---- DATA EXTRACT

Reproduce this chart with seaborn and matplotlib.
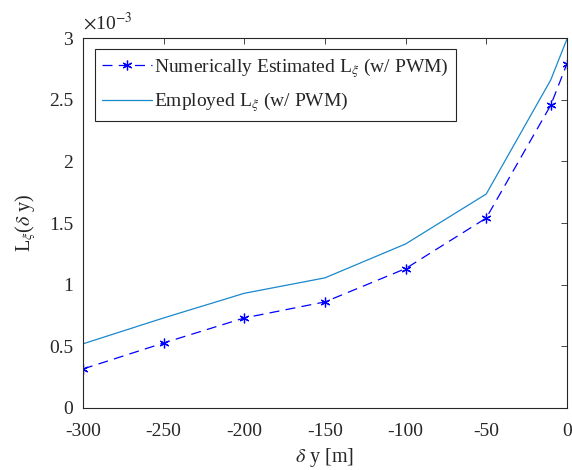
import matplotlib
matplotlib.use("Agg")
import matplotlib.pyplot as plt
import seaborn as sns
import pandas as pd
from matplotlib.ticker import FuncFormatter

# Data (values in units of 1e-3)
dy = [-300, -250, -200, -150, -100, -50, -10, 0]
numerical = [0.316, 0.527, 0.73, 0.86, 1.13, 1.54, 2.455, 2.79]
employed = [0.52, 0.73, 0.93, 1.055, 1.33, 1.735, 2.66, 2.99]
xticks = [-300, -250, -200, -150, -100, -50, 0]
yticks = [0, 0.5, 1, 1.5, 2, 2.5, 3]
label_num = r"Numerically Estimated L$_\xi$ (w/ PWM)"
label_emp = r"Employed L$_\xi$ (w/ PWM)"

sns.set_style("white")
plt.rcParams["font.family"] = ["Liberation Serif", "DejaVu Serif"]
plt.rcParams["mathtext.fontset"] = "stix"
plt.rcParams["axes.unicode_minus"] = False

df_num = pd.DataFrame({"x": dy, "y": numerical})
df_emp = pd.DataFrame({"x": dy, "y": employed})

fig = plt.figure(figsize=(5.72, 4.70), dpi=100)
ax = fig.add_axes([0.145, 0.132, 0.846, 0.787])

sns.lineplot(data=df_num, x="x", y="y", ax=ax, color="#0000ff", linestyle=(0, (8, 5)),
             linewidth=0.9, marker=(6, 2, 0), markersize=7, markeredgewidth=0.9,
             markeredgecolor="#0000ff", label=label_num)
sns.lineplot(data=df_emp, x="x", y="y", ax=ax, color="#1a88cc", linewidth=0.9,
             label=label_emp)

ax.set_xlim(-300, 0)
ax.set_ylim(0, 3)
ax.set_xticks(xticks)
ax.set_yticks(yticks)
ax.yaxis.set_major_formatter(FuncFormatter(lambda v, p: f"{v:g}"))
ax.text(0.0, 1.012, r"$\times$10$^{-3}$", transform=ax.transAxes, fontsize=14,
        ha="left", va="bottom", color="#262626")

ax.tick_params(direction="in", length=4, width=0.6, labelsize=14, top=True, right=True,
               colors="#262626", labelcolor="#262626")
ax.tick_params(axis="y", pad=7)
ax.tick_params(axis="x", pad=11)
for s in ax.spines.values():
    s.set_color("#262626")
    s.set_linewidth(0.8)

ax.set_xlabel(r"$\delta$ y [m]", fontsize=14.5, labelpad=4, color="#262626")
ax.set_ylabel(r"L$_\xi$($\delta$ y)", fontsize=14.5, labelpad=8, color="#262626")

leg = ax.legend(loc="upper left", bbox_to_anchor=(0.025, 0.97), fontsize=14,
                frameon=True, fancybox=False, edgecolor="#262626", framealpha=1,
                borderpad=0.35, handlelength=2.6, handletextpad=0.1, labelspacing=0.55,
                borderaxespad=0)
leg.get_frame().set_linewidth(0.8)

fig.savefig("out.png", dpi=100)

--------

■ EXERCISE BRIEF ■
Without the pictures, return the listing above from its first line through the line that has "s.set_linewidth(0.8)".

■ EXERCISE SOLUTION ■
Reproduce this chart with seaborn and matplotlib.
import matplotlib
matplotlib.use("Agg")
import matplotlib.pyplot as plt
import seaborn as sns
import pandas as pd
from matplotlib.ticker import FuncFormatter

# Data (values in units of 1e-3)
dy = [-300, -250, -200, -150, -100, -50, -10, 0]
numerical = [0.316, 0.527, 0.73, 0.86, 1.13, 1.54, 2.455, 2.79]
employed = [0.52, 0.73, 0.93, 1.055, 1.33, 1.735, 2.66, 2.99]
xticks = [-300, -250, -200, -150, -100, -50, 0]
yticks = [0, 0.5, 1, 1.5, 2, 2.5, 3]
label_num = r"Numerically Estimated L$_\xi$ (w/ PWM)"
label_emp = r"Employed L$_\xi$ (w/ PWM)"

sns.set_style("white")
plt.rcParams["font.family"] = ["Liberation Serif", "DejaVu Serif"]
plt.rcParams["mathtext.fontset"] = "stix"
plt.rcParams["axes.unicode_minus"] = False

df_num = pd.DataFrame({"x": dy, "y": numerical})
df_emp = pd.DataFrame({"x": dy, "y": employed})

fig = plt.figure(figsize=(5.72, 4.70), dpi=100)
ax = fig.add_axes([0.145, 0.132, 0.846, 0.787])

sns.lineplot(data=df_num, x="x", y="y", ax=ax, color="#0000ff", linestyle=(0, (8, 5)),
             linewidth=0.9, marker=(6, 2, 0), markersize=7, markeredgewidth=0.9,
             markeredgecolor="#0000ff", label=label_num)
sns.lineplot(data=df_emp, x="x", y="y", ax=ax, color="#1a88cc", linewidth=0.9,
             label=label_emp)

ax.set_xlim(-300, 0)
ax.set_ylim(0, 3)
ax.set_xticks(xticks)
ax.set_yticks(yticks)
ax.yaxis.set_major_formatter(FuncFormatter(lambda v, p: f"{v:g}"))
ax.text(0.0, 1.012, r"$\times$10$^{-3}$", transform=ax.transAxes, fontsize=14,
        ha="left", va="bottom", color="#262626")

ax.tick_params(direction="in", length=4, width=0.6, labelsize=14, top=True, right=True,
               colors="#262626", labelcolor="#262626")
ax.tick_params(axis="y", pad=7)
ax.tick_params(axis="x", pad=11)
for s in ax.spines.values():
    s.set_color("#262626")
    s.set_linewidth(0.8)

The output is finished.